## SUPPLIED MATERIAL
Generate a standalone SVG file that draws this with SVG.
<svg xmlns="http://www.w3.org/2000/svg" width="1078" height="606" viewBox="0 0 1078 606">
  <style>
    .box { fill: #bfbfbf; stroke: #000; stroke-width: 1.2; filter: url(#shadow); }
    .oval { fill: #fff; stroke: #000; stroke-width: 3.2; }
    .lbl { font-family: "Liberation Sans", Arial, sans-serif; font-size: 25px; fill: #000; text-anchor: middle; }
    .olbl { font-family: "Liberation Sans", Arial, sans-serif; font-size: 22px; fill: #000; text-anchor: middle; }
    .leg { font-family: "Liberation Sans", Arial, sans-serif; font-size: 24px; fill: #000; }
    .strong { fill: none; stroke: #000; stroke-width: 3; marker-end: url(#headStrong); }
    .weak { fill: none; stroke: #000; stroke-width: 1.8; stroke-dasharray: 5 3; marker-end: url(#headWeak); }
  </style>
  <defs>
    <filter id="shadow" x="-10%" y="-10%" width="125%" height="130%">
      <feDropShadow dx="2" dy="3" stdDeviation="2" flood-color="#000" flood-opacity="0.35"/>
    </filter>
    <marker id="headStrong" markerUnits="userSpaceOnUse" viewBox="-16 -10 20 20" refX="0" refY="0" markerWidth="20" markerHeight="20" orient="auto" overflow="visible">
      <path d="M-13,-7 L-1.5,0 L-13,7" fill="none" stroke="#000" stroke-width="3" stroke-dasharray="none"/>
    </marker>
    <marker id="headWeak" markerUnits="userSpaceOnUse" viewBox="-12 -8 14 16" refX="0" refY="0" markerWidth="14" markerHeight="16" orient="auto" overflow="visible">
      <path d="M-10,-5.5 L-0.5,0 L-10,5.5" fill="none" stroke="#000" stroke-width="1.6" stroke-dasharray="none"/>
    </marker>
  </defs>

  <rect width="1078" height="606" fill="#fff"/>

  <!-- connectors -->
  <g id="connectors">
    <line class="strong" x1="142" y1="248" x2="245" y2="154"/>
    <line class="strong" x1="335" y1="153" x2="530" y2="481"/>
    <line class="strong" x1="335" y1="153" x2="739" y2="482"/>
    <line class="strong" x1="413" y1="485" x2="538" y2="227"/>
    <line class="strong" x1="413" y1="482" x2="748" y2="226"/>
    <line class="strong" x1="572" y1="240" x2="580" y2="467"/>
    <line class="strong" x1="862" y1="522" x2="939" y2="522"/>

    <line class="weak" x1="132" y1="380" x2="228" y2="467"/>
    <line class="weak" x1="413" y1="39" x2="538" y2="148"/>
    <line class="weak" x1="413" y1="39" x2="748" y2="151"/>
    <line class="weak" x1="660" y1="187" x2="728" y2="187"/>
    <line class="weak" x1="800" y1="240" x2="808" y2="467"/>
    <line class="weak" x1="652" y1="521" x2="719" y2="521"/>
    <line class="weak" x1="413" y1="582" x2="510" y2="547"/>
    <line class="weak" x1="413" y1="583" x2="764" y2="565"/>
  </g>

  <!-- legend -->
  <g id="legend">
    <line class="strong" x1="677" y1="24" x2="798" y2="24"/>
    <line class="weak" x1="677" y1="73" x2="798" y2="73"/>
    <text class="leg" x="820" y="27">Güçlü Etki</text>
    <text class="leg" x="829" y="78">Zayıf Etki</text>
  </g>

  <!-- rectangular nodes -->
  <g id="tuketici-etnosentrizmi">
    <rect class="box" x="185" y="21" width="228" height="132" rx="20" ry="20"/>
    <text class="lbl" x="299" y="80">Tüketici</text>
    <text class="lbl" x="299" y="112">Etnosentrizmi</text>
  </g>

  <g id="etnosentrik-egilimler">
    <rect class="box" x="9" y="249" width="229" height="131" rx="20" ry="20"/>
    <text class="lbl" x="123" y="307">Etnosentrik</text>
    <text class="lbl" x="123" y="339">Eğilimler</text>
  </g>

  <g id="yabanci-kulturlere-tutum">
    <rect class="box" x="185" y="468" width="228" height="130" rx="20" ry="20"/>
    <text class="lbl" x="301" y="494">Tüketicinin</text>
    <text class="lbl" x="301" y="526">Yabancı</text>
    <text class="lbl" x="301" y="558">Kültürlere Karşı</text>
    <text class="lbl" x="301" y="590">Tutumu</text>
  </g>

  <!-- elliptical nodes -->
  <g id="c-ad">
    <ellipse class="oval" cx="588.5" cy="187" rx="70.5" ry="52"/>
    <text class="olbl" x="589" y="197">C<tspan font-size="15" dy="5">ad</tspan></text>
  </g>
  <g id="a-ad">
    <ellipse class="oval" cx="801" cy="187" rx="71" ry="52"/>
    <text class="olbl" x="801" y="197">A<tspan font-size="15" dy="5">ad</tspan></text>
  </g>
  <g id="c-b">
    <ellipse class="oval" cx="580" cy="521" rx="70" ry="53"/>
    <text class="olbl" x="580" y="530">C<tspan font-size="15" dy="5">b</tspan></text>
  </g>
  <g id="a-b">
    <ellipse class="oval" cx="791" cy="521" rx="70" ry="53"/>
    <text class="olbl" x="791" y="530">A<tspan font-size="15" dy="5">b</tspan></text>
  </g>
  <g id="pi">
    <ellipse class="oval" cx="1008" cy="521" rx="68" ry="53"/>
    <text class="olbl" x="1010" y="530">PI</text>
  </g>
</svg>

## INSTRUCTIONS FOR THE TASK
Write each line above out exactly.

## TASK RESPONSE
Generate a standalone SVG file that draws this with SVG.
<svg xmlns="http://www.w3.org/2000/svg" width="1078" height="606" viewBox="0 0 1078 606">
  <style>
    .box { fill: #bfbfbf; stroke: #000; stroke-width: 1.2; filter: url(#shadow); }
    .oval { fill: #fff; stroke: #000; stroke-width: 3.2; }
    .lbl { font-family: "Liberation Sans", Arial, sans-serif; font-size: 25px; fill: #000; text-anchor: middle; }
    .olbl { font-family: "Liberation Sans", Arial, sans-serif; font-size: 22px; fill: #000; text-anchor: middle; }
    .leg { font-family: "Liberation Sans", Arial, sans-serif; font-size: 24px; fill: #000; }
    .strong { fill: none; stroke: #000; stroke-width: 3; marker-end: url(#headStrong); }
    .weak { fill: none; stroke: #000; stroke-width: 1.8; stroke-dasharray: 5 3; marker-end: url(#headWeak); }
  </style>
  <defs>
    <filter id="shadow" x="-10%" y="-10%" width="125%" height="130%">
      <feDropShadow dx="2" dy="3" stdDeviation="2" flood-color="#000" flood-opacity="0.35"/>
    </filter>
    <marker id="headStrong" markerUnits="userSpaceOnUse" viewBox="-16 -10 20 20" refX="0" refY="0" markerWidth="20" markerHeight="20" orient="auto" overflow="visible">
      <path d="M-13,-7 L-1.5,0 L-13,7" fill="none" stroke="#000" stroke-width="3" stroke-dasharray="none"/>
    </marker>
    <marker id="headWeak" markerUnits="userSpaceOnUse" viewBox="-12 -8 14 16" refX="0" refY="0" markerWidth="14" markerHeight="16" orient="auto" overflow="visible">
      <path d="M-10,-5.5 L-0.5,0 L-10,5.5" fill="none" stroke="#000" stroke-width="1.6" stroke-dasharray="none"/>
    </marker>
  </defs>

  <rect width="1078" height="606" fill="#fff"/>

  <!-- connectors -->
  <g id="connectors">
    <line class="strong" x1="142" y1="248" x2="245" y2="154"/>
    <line class="strong" x1="335" y1="153" x2="530" y2="481"/>
    <line class="strong" x1="335" y1="153" x2="739" y2="482"/>
    <line class="strong" x1="413" y1="485" x2="538" y2="227"/>
    <line class="strong" x1="413" y1="482" x2="748" y2="226"/>
    <line class="strong" x1="572" y1="240" x2="580" y2="467"/>
    <line class="strong" x1="862" y1="522" x2="939" y2="522"/>

    <line class="weak" x1="132" y1="380" x2="228" y2="467"/>
    <line class="weak" x1="413" y1="39" x2="538" y2="148"/>
    <line class="weak" x1="413" y1="39" x2="748" y2="151"/>
    <line class="weak" x1="660" y1="187" x2="728" y2="187"/>
    <line class="weak" x1="800" y1="240" x2="808" y2="467"/>
    <line class="weak" x1="652" y1="521" x2="719" y2="521"/>
    <line class="weak" x1="413" y1="582" x2="510" y2="547"/>
    <line class="weak" x1="413" y1="583" x2="764" y2="565"/>
  </g>

  <!-- legend -->
  <g id="legend">
    <line class="strong" x1="677" y1="24" x2="798" y2="24"/>
    <line class="weak" x1="677" y1="73" x2="798" y2="73"/>
    <text class="leg" x="820" y="27">Güçlü Etki</text>
    <text class="leg" x="829" y="78">Zayıf Etki</text>
  </g>

  <!-- rectangular nodes -->
  <g id="tuketici-etnosentrizmi">
    <rect class="box" x="185" y="21" width="228" height="132" rx="20" ry="20"/>
    <text class="lbl" x="299" y="80">Tüketici</text>
    <text class="lbl" x="299" y="112">Etnosentrizmi</text>
  </g>

  <g id="etnosentrik-egilimler">
    <rect class="box" x="9" y="249" width="229" height="131" rx="20" ry="20"/>
    <text class="lbl" x="123" y="307">Etnosentrik</text>
    <text class="lbl" x="123" y="339">Eğilimler</text>
  </g>

  <g id="yabanci-kulturlere-tutum">
    <rect class="box" x="185" y="468" width="228" height="130" rx="20" ry="20"/>
    <text class="lbl" x="301" y="494">Tüketicinin</text>
    <text class="lbl" x="301" y="526">Yabancı</text>
    <text class="lbl" x="301" y="558">Kültürlere Karşı</text>
    <text class="lbl" x="301" y="590">Tutumu</text>
  </g>

  <!-- elliptical nodes -->
  <g id="c-ad">
    <ellipse class="oval" cx="588.5" cy="187" rx="70.5" ry="52"/>
    <text class="olbl" x="589" y="197">C<tspan font-size="15" dy="5">ad</tspan></text>
  </g>
  <g id="a-ad">
    <ellipse class="oval" cx="801" cy="187" rx="71" ry="52"/>
    <text class="olbl" x="801" y="197">A<tspan font-size="15" dy="5">ad</tspan></text>
  </g>
  <g id="c-b">
    <ellipse class="oval" cx="580" cy="521" rx="70" ry="53"/>
    <text class="olbl" x="580" y="530">C<tspan font-size="15" dy="5">b</tspan></text>
  </g>
  <g id="a-b">
    <ellipse class="oval" cx="791" cy="521" rx="70" ry="53"/>
    <text class="olbl" x="791" y="530">A<tspan font-size="15" dy="5">b</tspan></text>
  </g>
  <g id="pi">
    <ellipse class="oval" cx="1008" cy="521" rx="68" ry="53"/>
    <text class="olbl" x="1010" y="530">PI</text>
  </g>
</svg>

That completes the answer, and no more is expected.